(PROBLEM DETAILS):
Beginning with the first line of the data below, reproduce every line unchanged, ending with the line that holds "right_ticks_p4 = [2, 4, 6, 8]".
:: PROVIDED MATERIAL
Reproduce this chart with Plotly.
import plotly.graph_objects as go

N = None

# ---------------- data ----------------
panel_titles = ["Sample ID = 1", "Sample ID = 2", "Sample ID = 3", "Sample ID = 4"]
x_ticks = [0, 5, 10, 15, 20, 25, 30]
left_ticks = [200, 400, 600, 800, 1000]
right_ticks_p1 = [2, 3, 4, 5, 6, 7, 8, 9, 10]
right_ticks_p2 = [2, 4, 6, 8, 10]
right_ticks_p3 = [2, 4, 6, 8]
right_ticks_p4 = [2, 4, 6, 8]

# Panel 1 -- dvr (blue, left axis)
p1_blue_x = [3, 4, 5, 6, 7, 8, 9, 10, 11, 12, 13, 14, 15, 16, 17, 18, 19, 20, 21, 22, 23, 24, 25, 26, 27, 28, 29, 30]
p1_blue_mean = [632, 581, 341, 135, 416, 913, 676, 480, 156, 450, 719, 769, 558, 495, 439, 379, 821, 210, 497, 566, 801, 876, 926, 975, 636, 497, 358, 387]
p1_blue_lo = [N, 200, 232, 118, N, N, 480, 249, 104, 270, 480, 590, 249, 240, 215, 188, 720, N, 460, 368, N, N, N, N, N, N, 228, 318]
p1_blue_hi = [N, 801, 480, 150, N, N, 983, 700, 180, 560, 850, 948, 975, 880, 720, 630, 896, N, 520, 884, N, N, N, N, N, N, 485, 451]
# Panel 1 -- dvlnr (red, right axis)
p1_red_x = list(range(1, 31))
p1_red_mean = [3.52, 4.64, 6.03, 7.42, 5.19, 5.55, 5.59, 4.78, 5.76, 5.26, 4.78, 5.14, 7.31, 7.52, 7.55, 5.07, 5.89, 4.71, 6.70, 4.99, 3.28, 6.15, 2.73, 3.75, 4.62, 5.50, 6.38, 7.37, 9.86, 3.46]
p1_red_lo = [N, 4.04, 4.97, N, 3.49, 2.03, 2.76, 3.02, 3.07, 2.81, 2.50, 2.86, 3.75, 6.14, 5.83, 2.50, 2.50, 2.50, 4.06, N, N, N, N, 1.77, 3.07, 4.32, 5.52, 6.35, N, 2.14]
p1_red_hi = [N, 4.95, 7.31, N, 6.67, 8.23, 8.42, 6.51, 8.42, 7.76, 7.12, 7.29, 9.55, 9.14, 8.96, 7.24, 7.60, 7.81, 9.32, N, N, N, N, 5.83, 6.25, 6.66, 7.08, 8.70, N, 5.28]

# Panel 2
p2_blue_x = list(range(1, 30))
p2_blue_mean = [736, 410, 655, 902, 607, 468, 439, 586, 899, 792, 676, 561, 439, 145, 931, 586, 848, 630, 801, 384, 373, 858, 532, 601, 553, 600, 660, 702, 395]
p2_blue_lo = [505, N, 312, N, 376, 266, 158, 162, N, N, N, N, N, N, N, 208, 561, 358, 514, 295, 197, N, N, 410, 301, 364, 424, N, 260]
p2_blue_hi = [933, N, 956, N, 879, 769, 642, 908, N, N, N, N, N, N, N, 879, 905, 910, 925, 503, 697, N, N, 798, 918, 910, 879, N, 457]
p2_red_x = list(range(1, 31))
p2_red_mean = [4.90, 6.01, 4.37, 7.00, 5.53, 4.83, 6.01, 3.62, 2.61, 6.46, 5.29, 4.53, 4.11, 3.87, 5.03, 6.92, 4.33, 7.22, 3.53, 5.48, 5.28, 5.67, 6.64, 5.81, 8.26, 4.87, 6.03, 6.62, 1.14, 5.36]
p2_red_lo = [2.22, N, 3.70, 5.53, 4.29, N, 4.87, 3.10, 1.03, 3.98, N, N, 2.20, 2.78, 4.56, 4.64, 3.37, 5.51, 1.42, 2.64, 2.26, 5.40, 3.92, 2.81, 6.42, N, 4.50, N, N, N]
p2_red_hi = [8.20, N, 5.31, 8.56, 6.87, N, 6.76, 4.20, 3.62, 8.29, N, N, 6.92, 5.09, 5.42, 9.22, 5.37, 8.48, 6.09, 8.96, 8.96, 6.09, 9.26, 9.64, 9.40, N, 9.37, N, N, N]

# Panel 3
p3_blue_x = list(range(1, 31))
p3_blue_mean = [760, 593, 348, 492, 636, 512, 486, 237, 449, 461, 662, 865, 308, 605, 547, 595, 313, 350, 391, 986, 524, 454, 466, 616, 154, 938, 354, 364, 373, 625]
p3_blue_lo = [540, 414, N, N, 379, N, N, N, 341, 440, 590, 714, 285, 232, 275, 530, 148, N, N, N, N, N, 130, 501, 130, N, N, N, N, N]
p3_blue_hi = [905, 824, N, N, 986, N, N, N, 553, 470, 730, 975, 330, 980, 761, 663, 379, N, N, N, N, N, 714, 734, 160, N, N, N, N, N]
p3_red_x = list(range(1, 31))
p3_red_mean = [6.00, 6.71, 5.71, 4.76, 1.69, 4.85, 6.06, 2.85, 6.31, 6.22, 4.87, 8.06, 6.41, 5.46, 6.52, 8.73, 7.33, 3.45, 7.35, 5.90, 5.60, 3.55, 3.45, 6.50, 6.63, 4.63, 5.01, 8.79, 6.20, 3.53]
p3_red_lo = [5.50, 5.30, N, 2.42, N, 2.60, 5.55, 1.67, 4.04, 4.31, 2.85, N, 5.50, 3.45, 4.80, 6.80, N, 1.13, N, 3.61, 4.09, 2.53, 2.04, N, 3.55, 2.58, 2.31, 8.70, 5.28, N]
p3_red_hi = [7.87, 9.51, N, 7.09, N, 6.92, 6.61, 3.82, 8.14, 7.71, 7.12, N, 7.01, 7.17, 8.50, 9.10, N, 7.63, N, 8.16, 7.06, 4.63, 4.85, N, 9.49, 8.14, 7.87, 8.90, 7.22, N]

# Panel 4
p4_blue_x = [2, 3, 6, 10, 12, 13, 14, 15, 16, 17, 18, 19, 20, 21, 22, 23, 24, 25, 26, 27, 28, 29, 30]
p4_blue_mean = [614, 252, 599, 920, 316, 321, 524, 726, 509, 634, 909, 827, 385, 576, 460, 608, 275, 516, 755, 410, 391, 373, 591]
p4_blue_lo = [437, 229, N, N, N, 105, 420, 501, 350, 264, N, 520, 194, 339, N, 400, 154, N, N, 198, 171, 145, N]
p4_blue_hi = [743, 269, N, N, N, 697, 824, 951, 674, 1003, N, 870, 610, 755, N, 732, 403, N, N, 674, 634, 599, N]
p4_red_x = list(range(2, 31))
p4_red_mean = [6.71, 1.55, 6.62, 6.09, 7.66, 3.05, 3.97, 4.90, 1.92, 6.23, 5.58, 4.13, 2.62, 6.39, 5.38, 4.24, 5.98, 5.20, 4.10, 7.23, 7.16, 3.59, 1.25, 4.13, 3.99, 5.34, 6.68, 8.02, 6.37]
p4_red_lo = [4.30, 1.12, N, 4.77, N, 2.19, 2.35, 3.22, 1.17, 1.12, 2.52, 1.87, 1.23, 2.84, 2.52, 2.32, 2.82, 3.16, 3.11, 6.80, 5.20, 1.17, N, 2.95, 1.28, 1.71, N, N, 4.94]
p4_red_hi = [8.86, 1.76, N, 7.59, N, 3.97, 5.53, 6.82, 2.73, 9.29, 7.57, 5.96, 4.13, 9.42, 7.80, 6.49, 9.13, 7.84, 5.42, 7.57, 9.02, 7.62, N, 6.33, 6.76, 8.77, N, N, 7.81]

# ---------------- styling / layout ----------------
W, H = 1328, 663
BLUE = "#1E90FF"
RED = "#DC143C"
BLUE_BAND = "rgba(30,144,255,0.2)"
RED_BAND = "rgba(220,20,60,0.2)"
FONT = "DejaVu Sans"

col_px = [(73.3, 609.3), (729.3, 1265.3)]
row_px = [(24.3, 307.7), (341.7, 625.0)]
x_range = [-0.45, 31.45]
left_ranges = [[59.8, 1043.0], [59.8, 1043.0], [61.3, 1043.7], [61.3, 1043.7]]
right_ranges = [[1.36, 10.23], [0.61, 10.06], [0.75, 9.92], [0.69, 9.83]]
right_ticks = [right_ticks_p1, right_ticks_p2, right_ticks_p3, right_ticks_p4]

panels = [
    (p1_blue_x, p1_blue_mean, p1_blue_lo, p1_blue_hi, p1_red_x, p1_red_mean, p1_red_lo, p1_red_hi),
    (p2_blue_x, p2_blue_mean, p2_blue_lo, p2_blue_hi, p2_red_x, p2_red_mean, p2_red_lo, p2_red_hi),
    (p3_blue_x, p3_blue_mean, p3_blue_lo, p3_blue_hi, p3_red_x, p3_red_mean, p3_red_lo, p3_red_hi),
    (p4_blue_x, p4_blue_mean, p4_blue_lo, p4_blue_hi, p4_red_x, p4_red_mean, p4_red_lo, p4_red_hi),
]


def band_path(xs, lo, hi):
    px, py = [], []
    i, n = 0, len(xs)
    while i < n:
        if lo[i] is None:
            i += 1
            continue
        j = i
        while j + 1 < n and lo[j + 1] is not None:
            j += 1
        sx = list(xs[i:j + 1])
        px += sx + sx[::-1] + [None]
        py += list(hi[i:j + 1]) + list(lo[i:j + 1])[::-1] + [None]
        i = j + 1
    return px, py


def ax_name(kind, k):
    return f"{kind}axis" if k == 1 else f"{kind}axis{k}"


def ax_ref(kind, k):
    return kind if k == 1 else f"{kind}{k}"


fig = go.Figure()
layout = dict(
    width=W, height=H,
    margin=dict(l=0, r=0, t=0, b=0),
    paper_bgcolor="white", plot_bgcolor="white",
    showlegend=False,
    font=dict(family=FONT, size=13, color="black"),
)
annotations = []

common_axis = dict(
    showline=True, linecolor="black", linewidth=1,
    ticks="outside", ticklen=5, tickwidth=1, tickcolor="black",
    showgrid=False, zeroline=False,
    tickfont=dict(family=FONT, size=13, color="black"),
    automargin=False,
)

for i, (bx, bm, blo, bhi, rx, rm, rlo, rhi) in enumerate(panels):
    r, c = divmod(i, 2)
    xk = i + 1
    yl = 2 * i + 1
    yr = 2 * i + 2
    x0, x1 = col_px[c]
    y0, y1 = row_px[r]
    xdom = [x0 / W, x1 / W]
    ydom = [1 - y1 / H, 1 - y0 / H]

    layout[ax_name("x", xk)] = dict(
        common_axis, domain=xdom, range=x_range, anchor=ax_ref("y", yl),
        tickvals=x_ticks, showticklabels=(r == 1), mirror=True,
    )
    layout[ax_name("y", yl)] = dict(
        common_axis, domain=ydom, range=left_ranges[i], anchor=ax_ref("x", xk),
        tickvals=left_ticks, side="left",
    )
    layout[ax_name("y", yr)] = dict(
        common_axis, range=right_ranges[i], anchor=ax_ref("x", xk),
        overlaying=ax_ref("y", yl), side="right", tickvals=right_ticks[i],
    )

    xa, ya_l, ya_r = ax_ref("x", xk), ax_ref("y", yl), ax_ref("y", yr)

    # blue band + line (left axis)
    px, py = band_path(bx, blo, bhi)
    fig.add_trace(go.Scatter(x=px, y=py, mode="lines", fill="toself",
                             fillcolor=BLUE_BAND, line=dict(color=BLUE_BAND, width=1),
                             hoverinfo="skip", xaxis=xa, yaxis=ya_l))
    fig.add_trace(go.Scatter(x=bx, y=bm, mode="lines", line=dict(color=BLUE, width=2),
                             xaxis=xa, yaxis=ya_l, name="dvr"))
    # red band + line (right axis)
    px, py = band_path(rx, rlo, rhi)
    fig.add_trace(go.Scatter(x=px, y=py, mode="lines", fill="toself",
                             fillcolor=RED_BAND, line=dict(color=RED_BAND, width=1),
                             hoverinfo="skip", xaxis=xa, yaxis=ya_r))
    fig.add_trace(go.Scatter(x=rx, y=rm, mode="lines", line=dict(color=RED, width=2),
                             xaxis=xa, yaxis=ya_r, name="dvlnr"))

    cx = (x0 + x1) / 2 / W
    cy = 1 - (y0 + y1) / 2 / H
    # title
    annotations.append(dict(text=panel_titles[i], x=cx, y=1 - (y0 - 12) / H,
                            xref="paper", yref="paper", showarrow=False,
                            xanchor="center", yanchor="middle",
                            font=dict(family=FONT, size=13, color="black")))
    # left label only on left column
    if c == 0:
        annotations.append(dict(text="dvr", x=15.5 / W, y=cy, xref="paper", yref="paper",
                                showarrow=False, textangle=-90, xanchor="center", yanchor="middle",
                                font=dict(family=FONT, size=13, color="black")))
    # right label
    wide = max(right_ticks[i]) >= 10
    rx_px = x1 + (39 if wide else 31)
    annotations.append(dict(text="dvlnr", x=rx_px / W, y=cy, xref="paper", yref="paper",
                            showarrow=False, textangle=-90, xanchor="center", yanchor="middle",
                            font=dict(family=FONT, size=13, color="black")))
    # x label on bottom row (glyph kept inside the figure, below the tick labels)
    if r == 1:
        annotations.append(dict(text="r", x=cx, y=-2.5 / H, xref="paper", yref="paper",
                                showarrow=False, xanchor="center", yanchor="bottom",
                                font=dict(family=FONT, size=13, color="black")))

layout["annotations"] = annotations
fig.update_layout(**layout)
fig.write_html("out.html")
::::
(EXERCISE OUTPUT):
Reproduce this chart with Plotly.
import plotly.graph_objects as go

N = None

# ---------------- data ----------------
panel_titles = ["Sample ID = 1", "Sample ID = 2", "Sample ID = 3", "Sample ID = 4"]
x_ticks = [0, 5, 10, 15, 20, 25, 30]
left_ticks = [200, 400, 600, 800, 1000]
right_ticks_p1 = [2, 3, 4, 5, 6, 7, 8, 9, 10]
right_ticks_p2 = [2, 4, 6, 8, 10]
right_ticks_p3 = [2, 4, 6, 8]
right_ticks_p4 = [2, 4, 6, 8]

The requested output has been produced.